All of the materials, the protocol, the data, and the analysis scripts are publicly available on the Open Science Framework.

As in the original study, participants were told they would be completing different tasks with parts of the body not normally used for those tasks. Per the instructions provided, they held the pen in their mouth (between their teeth or between their lips) and completed the tasks presented in a booklet, which included drawing lines between various numbers, underlining vowels, and indicating how amused they were by cartoons.

The combined results from 1,894 participants were inconsistent with the findings reported in the original study.

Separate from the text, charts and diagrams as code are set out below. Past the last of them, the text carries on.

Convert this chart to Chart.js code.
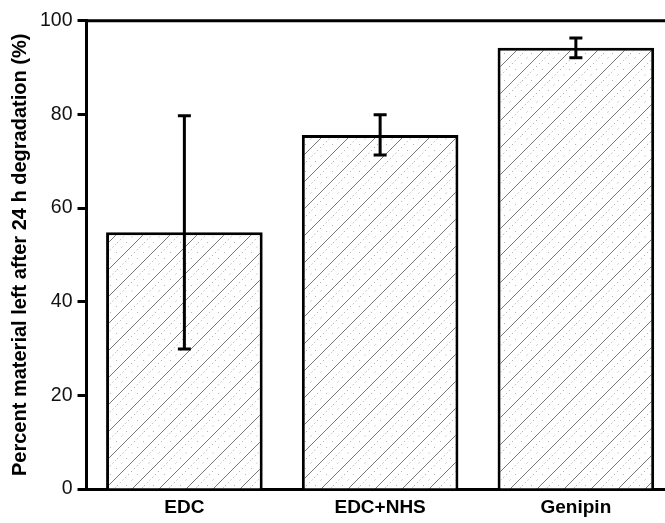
<!DOCTYPE html>
<html>
<head>
<meta charset="utf-8">
<script src="https://cdn.jsdelivr.net/npm/chart.js@4.4.0/dist/chart.umd.min.js"></script>
<style>
  html, body { margin: 0; padding: 0; background: #fff; overflow: hidden; }
  #wrap { width: 680px; height: 523px; }
</style>
</head>
<body>
<div id="wrap"><canvas id="chartBar" width="680" height="523"></canvas></div>
<script>
  var categorias = ["EDC", "EDC+NHS", "Genipin"];
  var medias = [54.8, 75.6, 94.2];
  var erros = [24.9, 4.3, 2.1];
  var rotuloY = "Percent material left after 24 h degradation (%)";

  // padrao hachurado: linhas diagonais cheias e pontilhadas
  function criarHachura(ctx) {
    var s = 27;
    var tile = document.createElement("canvas");
    tile.width = s;
    tile.height = s;
    var t = tile.getContext("2d");
    t.fillStyle = "#fff";
    t.fillRect(0, 0, s, s);
    function diagonal(d) {
      for (var k = -1; k <= 2; k++) {
        var c = d + k * s;
        t.beginPath();
        t.moveTo(c - s, s);
        t.lineTo(c, 0);
        t.stroke();
      }
    }
    t.lineWidth = 0.9;
    t.strokeStyle = "#666";
    diagonal(0);
    t.strokeStyle = "#888";
    t.setLineDash([1, 3]);
    diagonal(9);
    t.setLineDash([1, 7]);
    diagonal(18);
    return ctx.createPattern(tile, "repeat");
  }

  // barras de erro e moldura superior
  var pluginExtras = {
    id: "extras",
    afterDatasetsDraw: function (chart) {
      var ctx = chart.ctx;
      var x = chart.scales.x;
      var y = chart.scales.y;
      var area = chart.chartArea;
      ctx.save();
      ctx.strokeStyle = "#000";
      ctx.lineWidth = 3;
      ctx.beginPath();
      ctx.moveTo(area.left - 1.5, area.top);
      ctx.lineTo(chart.width, area.top);
      ctx.stroke();
      for (var i = 0; i < medias.length; i++) {
        var cx = x.getPixelForValue(i);
        var yTop = y.getPixelForValue(medias[i] + erros[i]);
        var yBot = y.getPixelForValue(medias[i] - erros[i]);
        ctx.beginPath();
        ctx.moveTo(cx, yTop);
        ctx.lineTo(cx, yBot);
        ctx.moveTo(cx - 6.5, yTop);
        ctx.lineTo(cx + 6.5, yTop);
        ctx.moveTo(cx - 6.5, yBot);
        ctx.lineTo(cx + 6.5, yBot);
        ctx.stroke();
      }
      ctx.restore();
    }
  };

  var ctxBar = document.getElementById("chartBar").getContext("2d");
  var configBar = {
    type: 'bar',
    data: {
      labels: categorias,
      datasets: [
        {
          data: medias,
          backgroundColor: criarHachura(ctxBar),
          borderColor: '#000',
          borderWidth: 3,
          borderSkipped: 'bottom',
          barPercentage: 0.8,
          categoryPercentage: 1.0
        }
      ]
    },
    options: {
      responsive: false,
      animation: false,
      devicePixelRatio: 1,
      layout: { padding: { top: 20.7, right: 6.25, bottom: 0, left: 0 } },
      plugins: {
        legend: { display: false },
        tooltip: { enabled: false }
      },
      scales: {
        x: {
          grid: { display: false, drawTicks: false },
          border: { display: true, color: '#000', width: 3 },
          ticks: {
            color: '#000',
            padding: 7,
            font: { family: 'Liberation Sans, Arial, sans-serif', size: 19, weight: 'bold' }
          },
          afterFit: function (s) { s.height = 34; }
        },
        y: {
          min: 0,
          max: 100,
          grid: { drawOnChartArea: false, tickLength: 9, tickWidth: 3, tickColor: '#000' },
          border: { display: true, color: '#000', width: 3 },
          ticks: {
            stepSize: 20,
            color: '#111',
            padding: 5,
            font: { family: 'Liberation Sans, Arial, sans-serif', size: 19.5 }
          },
          title: {
            display: true,
            text: rotuloY,
            color: '#000',
            padding: { top: 8, bottom: 0 },
            font: { family: 'Liberation Sans, Arial, sans-serif', size: 20, weight: 'bold' }
          },
          afterFit: function (s) { s.width = 86.5; }
        }
      }
    },
    plugins: [pluginExtras]
  };
  var graficoBarras = new Chart(ctxBar, configBar);
</script>
</body>
</html>
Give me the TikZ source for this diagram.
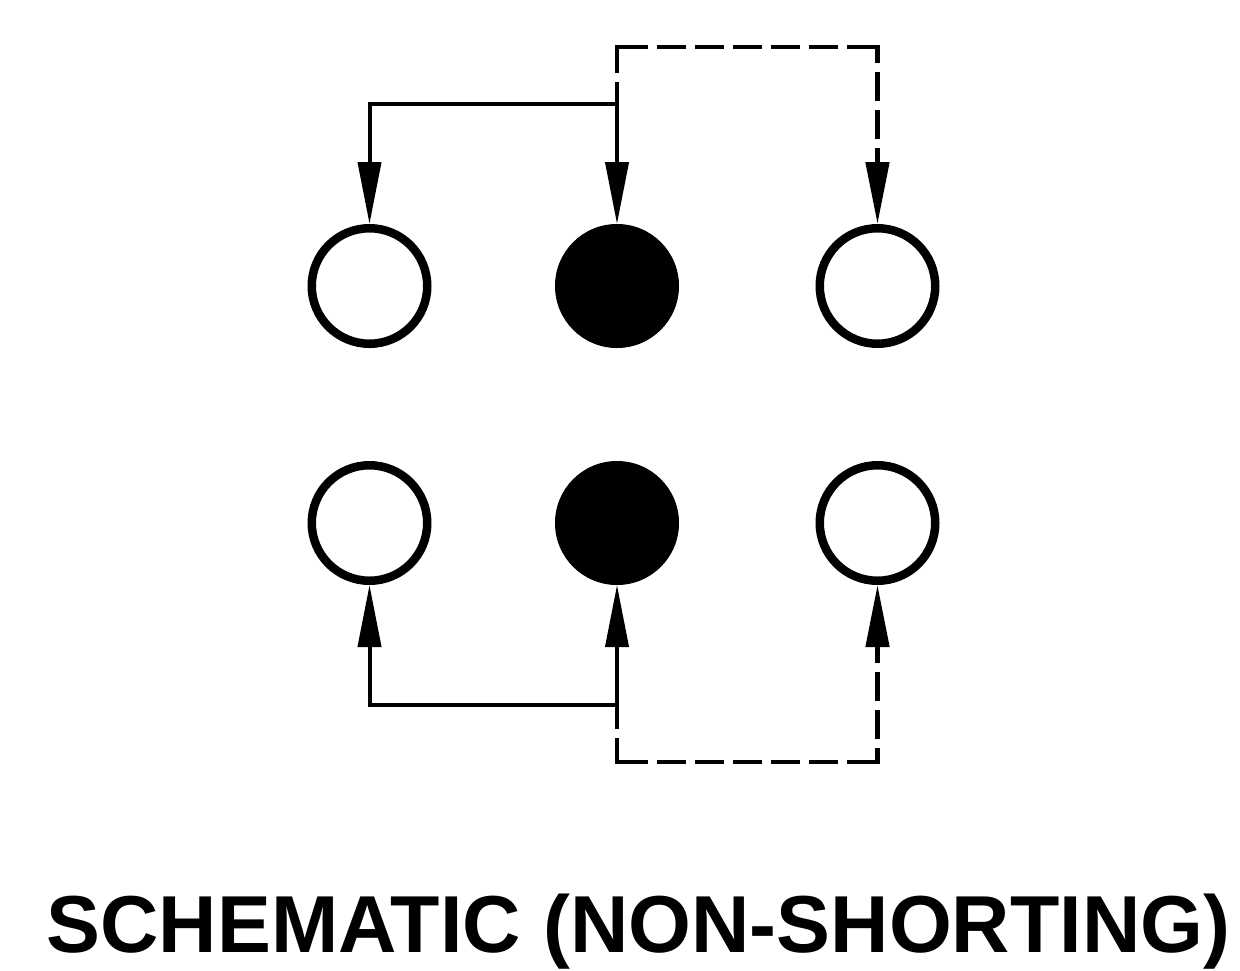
\documentclass[tikz,border=0pt]{standalone}
\usepackage{fontspec}
\setmainfont{Liberation Sans}
\usetikzlibrary{arrows.meta}
\tikzset{
        x=1pt, y=-1pt,
        tip/.style={-{Triangle[length=62pt, width=23pt]}, line width=4pt},
        dashwire/.style={line width=4.8pt, line cap=rect, dash pattern=on 24.2pt off 13.8pt, dash phase=#1},
        open/.style={circle, draw=black, line width=8.5pt, fill=white, minimum size=115.5pt, inner sep=0pt},
        closed/.style={circle, draw=black, line width=1pt, fill=black, minimum size=123pt, inner sep=0pt},
        caption/.style={font=\bfseries\fontsize{80.8pt}{81pt}\selectfont, inner sep=0pt, anchor=base}
          }
\begin{document}
\begin{tikzpicture}
        \useasboundingbox (0,0) rectangle (1240,970);
        % upper row
        \node[open] (ul) at (369.5,286) {};
        \node[closed] (um) at (617,286) {};
        \node[open] (ur) at (877.5,286) {};
        % lower row
        \node[open] (ll) at (369.5,523) {};
        \node[closed] (lm) at (617,523) {};
        \node[open] (lr) at (877.5,523) {};
        % junctions
        \coordinate (utop) at (617,104);
        \coordinate (ubend) at (369.5,104);
        \coordinate (udash) at (617,47);
        \coordinate (udashr) at (877.5,47);
        \coordinate (ltop) at (617,705);
        \coordinate (lbend) at (369.5,705);
        \coordinate (ldash) at (617,762);
        \coordinate (ldashr) at (877.5,762);
        % upper connectors
        \draw[tip] (utop) -- (ubend) -- (ul.north);
        \draw[tip] (utop) -- (um.north);
        \draw[dashwire=0.6] (udash) -- (utop);
        \draw[dashwire=34.1] (udash) -- (udashr);
        \draw[dashwire=10.6, tip, line width=4.8pt] (udashr) -- (ur.north);
        % lower connectors
        \draw[tip] (ltop) -- (lbend) -- (ll.south);
        \draw[tip] (ltop) -- (lm.south);
        \draw[dashwire=2.6] (ldash) -- (ltop);
        \draw[dashwire=34.1] (ldash) -- (ldashr);
        \draw[dashwire=12.6, tip, line width=4.8pt] (ldashr) -- (lr.south);
        \node[caption] (title) at (638.5,952) {SCHEMATIC (NON-SHORTING)};
\end{tikzpicture}
\end{document}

The data provided no evidence that inducing participants to have particular facial expressions led them to rate the cartoons differently.

"This RRR did not replicate the [Strack, Martin, Stepper] results and failed to do so in a statistically compelling fashion," the contributing researchers write in their report.

"Nevertheless, it should be stressed that the RRR results do not invalidate the more general facial feedback hypothesis," they conclude.

In a commentary accompanying the RRR report, Strack commends the efforts of those involved in the RRR. He notes his surprise that the original finding was not replicated, especially given that his and colleagues' labs have confirmed the results in "numerous operational and conceptual replications." Strack speculates about some possible reasons for the different outcomes, including that the presence of a camera in the RRR experiments might have affected how participants reacted to the cartoons.

Daniel Simons, the acting editor for this RRR project, commended the care taken by the proposing authors, "This team's exceptional rigor and care in developing the study protocol, teaching other researchers how to follow it, and fully documenting every step of the process set a standard that I hope future large-scale studies like this one will emulate."